> _TASK TO COMPLETE_:
Nothing beyond the line containing "import plotly.graph_objects as go" is to be printed; print exactly each line from the start of the records below through that line, leaving out pictures.

> _MATERIAL TO PROCESS_:
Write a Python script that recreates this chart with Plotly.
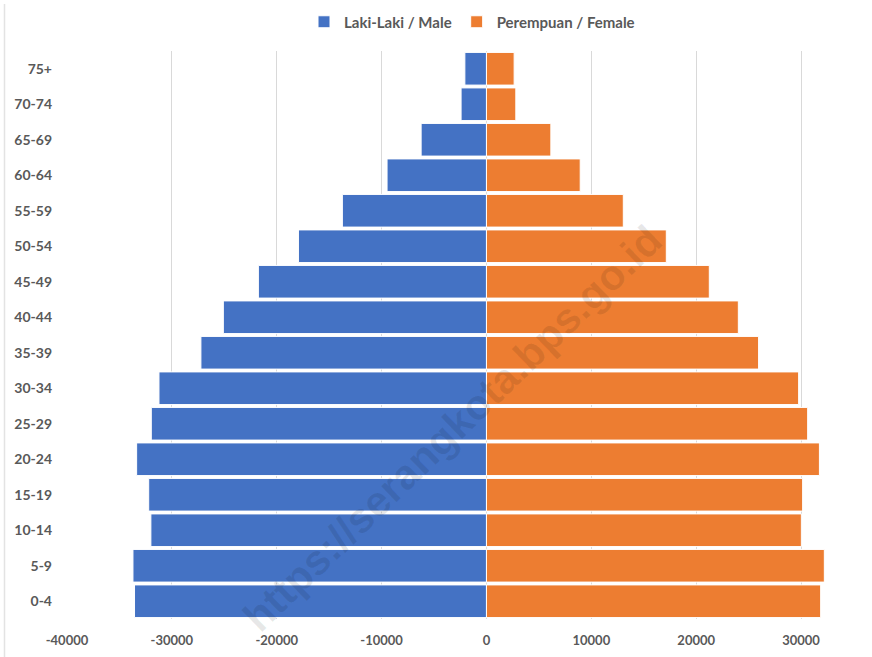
import plotly.graph_objects as go

age_groups = ["0-4", "5-9", "10-14", "15-19", "20-24", "25-29", "30-34", "35-39",
              "40-44", "45-49", "50-54", "55-59", "60-64", "65-69", "70-74", "75+"]
male = [33560, 33710, 32000, 32210, 33360, 31960, 31230, 27230,
        25090, 21750, 17930, 13740, 9480, 6230, 2420, 2060]
female = [31870, 32220, 30030, 30150, 31750, 30630, 29770, 25950,
          24020, 21250, 17150, 13050, 8940, 6140, 2800, 2640]
x_ticks = [-40000, -30000, -20000, -10000, 0, 10000, 20000, 30000]

male_name = "Laki-Laki / Male"
female_name = "Perempuan / Female"

W, H = 872, 657
L, R, T, B = 67, 29, 51, 38
pw, ph = W - L - R, H - T - B

def px(x):
    return (x - L) / pw

def py(y):
    return (H - B - y) / ph

font_fam = "Lato"
txt_col = "#595959"

fig = go.Figure()
fig.add_trace(go.Bar(
    y=age_groups, x=[-v for v in male], name=male_name, orientation="h",
    marker=dict(color="#4472C4", line=dict(color="white", width=1)),
))
fig.add_trace(go.Bar(
    y=age_groups, x=female, name=female_name, orientation="h",
    marker=dict(color="#ED7D31", line=dict(color="white", width=1)),
))

fig.update_layout(
    width=W, height=H,
    margin=dict(l=L, r=R, t=T, b=B, autoexpand=False),
    barmode="overlay",
    bargap=0.08,
    paper_bgcolor="white",
    plot_bgcolor="white",
    font=dict(family=font_fam, size=13, color=txt_col, weight="bold"),
    legend=dict(
        orientation="h", x=px(472), xanchor="center", y=py(22), yanchor="middle",
        font=dict(family=font_fam, size=15, color=txt_col, weight="bold"),
        itemwidth=30, traceorder="normal", tracegroupgap=0,
    ),
    xaxis=dict(
        range=[-40000, 34000], automargin=False,
        tickmode="array", tickvals=x_ticks, ticktext=[str(v) for v in x_ticks],
        showgrid=True, gridcolor="#d9d9d9", gridwidth=1,
        zeroline=False, showline=False, ticks="",
        ticklabelstandoff=12,
        tickfont=dict(family=font_fam, size=13, color=txt_col, weight="bold"),
    ),
    yaxis=dict(
        categoryorder="array", categoryarray=age_groups, automargin=False,
        showgrid=False, zeroline=False, showline=False, ticks="",
        ticklabelstandoff=14,
        tickfont=dict(family=font_fam, size=14, color=txt_col, weight="bold"),
    ),
    shapes=[dict(
        type="line", xref="paper", yref="paper",
        x0=px(4.5), x1=px(4.5), y0=py(4), y1=py(H + 5),
        line=dict(color="#e3e3e3", width=1.5),
    )],
    annotations=[dict(
        text="https://serangkota.bps.go.id",
        xref="paper", yref="paper", x=px(452), y=py(428),
        xanchor="center", yanchor="middle",
        showarrow=False, textangle=-44,
        font=dict(family="Liberation Sans", size=42, color="rgba(0,0,0,0.09)", weight="bold"),
    )],
)

fig.write_html("out.html", config={"displayModeBar": False},
               post_script="document.body.style.margin='0';")
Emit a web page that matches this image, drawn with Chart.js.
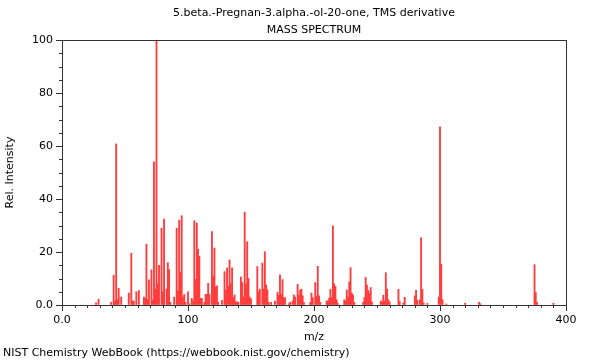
<!DOCTYPE html>
<html>
<head>
<meta charset="utf-8">
<script src="https://cdn.jsdelivr.net/npm/chart.js@4/dist/chart.umd.min.js"></script>
<style>
  html, body { margin: 0; padding: 0; background: #fff; }
  canvas { display: block; }
</style>
</head>
<body>
<canvas id="spec" width="600" height="360"></canvas>
<script>
// mass spectrum: m/z values and relative intensities
const mzValues = [
  27, 29, 39, 41, 42, 43, 44, 45, 47, 53, 55, 56, 57, 59, 61, 65, 66, 67, 68, 69,
  71, 72, 73, 74, 75, 76, 77, 79, 80, 81, 83, 84, 85, 86, 89, 91, 92, 93, 94, 95,
  96, 97, 98, 100, 101, 103, 104, 105, 106, 107, 108, 109, 110, 111, 113, 114, 115, 116, 117, 119,
  120, 121, 122, 123, 124, 127, 129, 130, 131, 132, 133, 134, 135, 136, 137, 138, 139, 140, 142, 143,
  144, 145, 146, 147, 148, 149, 150, 155, 156, 157, 159, 160, 161, 162, 163, 164, 166, 169, 171, 172,
  173, 174, 175, 176, 177, 180, 181, 183, 184, 185, 187, 188, 189, 190, 191, 192, 197, 198, 199, 201,
  202, 203, 204, 205, 210, 211, 212, 213, 214, 215, 216, 217, 218, 219, 224, 225, 226, 227, 228, 229,
  230, 231, 232, 239, 240, 241, 242, 243, 244, 245, 246, 253, 254, 255, 256, 257, 258, 259, 260, 267,
  268, 271, 272, 280, 281, 282, 284, 285, 286, 287, 290, 299, 300, 301, 302, 305, 320, 331, 332, 375,
  376, 377, 390
];
const intensities = [
  0.8, 2.2, 1, 11.2, 1.5, 60.8, 2, 6.3, 3, 4.5, 19.5, 1.5, 1.5, 5, 5.5, 3, 2.5, 23, 2, 9.5,
  13.3, 2, 54, 6, 100, 8, 15, 29, 5, 32.4, 6, 16, 13.4, 1, 3, 29, 5.3, 32, 12.2, 33.7,
  3, 4, 1, 5, 0.5, 2.5, 1.5, 31.8, 9.7, 30.9, 21, 18.4, 2.5, 2.5, 1, 4, 4, 8.2, 4, 27.7,
  11, 21.5, 6.8, 7.2, 1, 1.8, 12.6, 5.6, 14, 7, 17, 8, 14, 2.8, 3.8, 1.2, 1.2, 1, 10.6, 8.5,
  3, 35, 8, 23.9, 10, 3, 2.3, 14.5, 5, 6, 15.8, 6, 20.1, 7.6, 5.8, 1, 1, 1.5, 4.8, 3.7,
  11.4, 4, 9.6, 2.8, 2.8, 0.5, 1, 1.5, 3.8, 3, 7.8, 3.6, 5.6, 6, 3.5, 1, 1, 4.5, 2.8, 8.5,
  3.2, 14.6, 3.5, 1, 1.6, 1.4, 2.5, 5.9, 2.9, 29.9, 8, 7, 2, 0.5, 2, 1.5, 5.7, 3, 8.7, 14.1,
  4.5, 3.7, 1, 1, 2.8, 10.4, 7.5, 5.5, 4.5, 6.6, 1.2, 1.5, 1.2, 3.7, 1.5, 12.2, 6, 2, 1.2, 5.9,
  1.3, 0.8, 2.9, 3.4, 5.5, 1.8, 2, 25.4, 6, 0.8, 0.6, 3, 67.2, 15.4, 2, 0.4, 0.7, 1, 0.5, 15.2,
  4.7, 1, 0.7
];

const xTicks = [0, 100, 200, 300, 400];
const yTicks = [0, 20, 40, 60, 80, 100];

const points = mzValues.map((m, i) => ({ x: m, y: intensities[i] }));

Chart.defaults.font.family = "'DejaVu Sans', sans-serif";
Chart.defaults.font.size = 11;
Chart.defaults.color = '#000';

// frame round the plot + minor ticks (major every 100 / 20, minor every 10 / 5)
const frameTicks = {
  id: 'frameTicks',
  afterDraw(chart) {
    const { ctx, chartArea: a, scales: { x, y } } = chart;
    ctx.save();
    ctx.strokeStyle = '#333';
    ctx.lineWidth = 1;
    ctx.beginPath();
    for (let v = 0; v <= 400; v += 10) {
      const px = Math.round(x.getPixelForValue(v)) + 0.5;
      const len = xTicks.includes(v) ? 6 : 3;
      ctx.moveTo(px, a.bottom);
      ctx.lineTo(px, a.bottom + len);
    }
    for (let v = 0; v <= 100; v += 5) {
      const py = Math.round(y.getPixelForValue(v)) + 0.5;
      const len = yTicks.includes(v) ? 6 : 3;
      ctx.moveTo(a.left, py);
      ctx.lineTo(a.left - len, py);
    }
    ctx.stroke();
    ctx.strokeRect(Math.round(a.left) + 0.5, Math.round(a.top) + 0.5,
      Math.round(a.width), Math.round(a.height));
    ctx.restore();
  }
};

new Chart(document.getElementById('spec'), {
  type: 'bar',
  data: {
    datasets: [{
      data: points,
      backgroundColor: 'rgb(255,60,60)',
      borderWidth: 0,
      barThickness: 1.2,
      grouped: false
    }]
  },
  options: {
    responsive: false,
    animation: false,
    devicePixelRatio: 1,
    layout: { padding: { left: 3, right: 34, top: 0, bottom: 0 } },
    plugins: {
      legend: { display: false },
      tooltip: { enabled: false },
      title: {
        display: true,
        fullSize: false,
        text: ['5.beta.-Pregnan-3.alpha.-ol-20-one, TMS derivative', 'MASS SPECTRUM'],
        font: { size: 11, weight: 'normal', lineHeight: 1.55 },
        padding: { top: 4.5, bottom: 1.4 }
      },
      subtitle: {
        display: true,
        position: 'bottom',
        align: 'start',
        text: 'NIST Chemistry WebBook (https://webbook.nist.gov/chemistry)',
        font: { size: 11, weight: 'normal' },
        padding: { top: 3, bottom: 0.4 }
      }
    },
    scales: {
      x: {
        type: 'linear',
        min: 0,
        max: 400,
        offset: false,
        grid: { display: true, drawOnChartArea: false, offset: false, tickLength: 6, tickColor: 'rgba(0,0,0,0)' },
        border: { display: false },
        afterBuildTicks: s => { s.ticks = xTicks.map(v => ({ value: v })); },
        ticks: {
          padding: 3,
          maxRotation: 0,
          callback: v => v === 0 ? '0.0' : String(v)
        },
        title: { display: true, text: 'm/z', padding: { top: 0, bottom: 0 } }
      },
      y: {
        min: 0,
        max: 100,
        grid: { display: true, drawOnChartArea: false, tickLength: 6, tickColor: 'rgba(0,0,0,0)' },
        border: { display: false },
        afterBuildTicks: s => { s.ticks = yTicks.map(v => ({ value: v })); },
        ticks: {
          padding: 3,
          callback: v => v === 0 ? '0.0' : String(v)
        },
        title: { display: true, text: 'Rel. Intensity', padding: { top: 0.4, bottom: 12.4 } }
      }
    }
  },
  plugins: [frameTicks]
});
</script>
</body>
</html>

> _ANSWER BELOW_:
Write a Python script that recreates this chart with Plotly.
import plotly.graph_objects as go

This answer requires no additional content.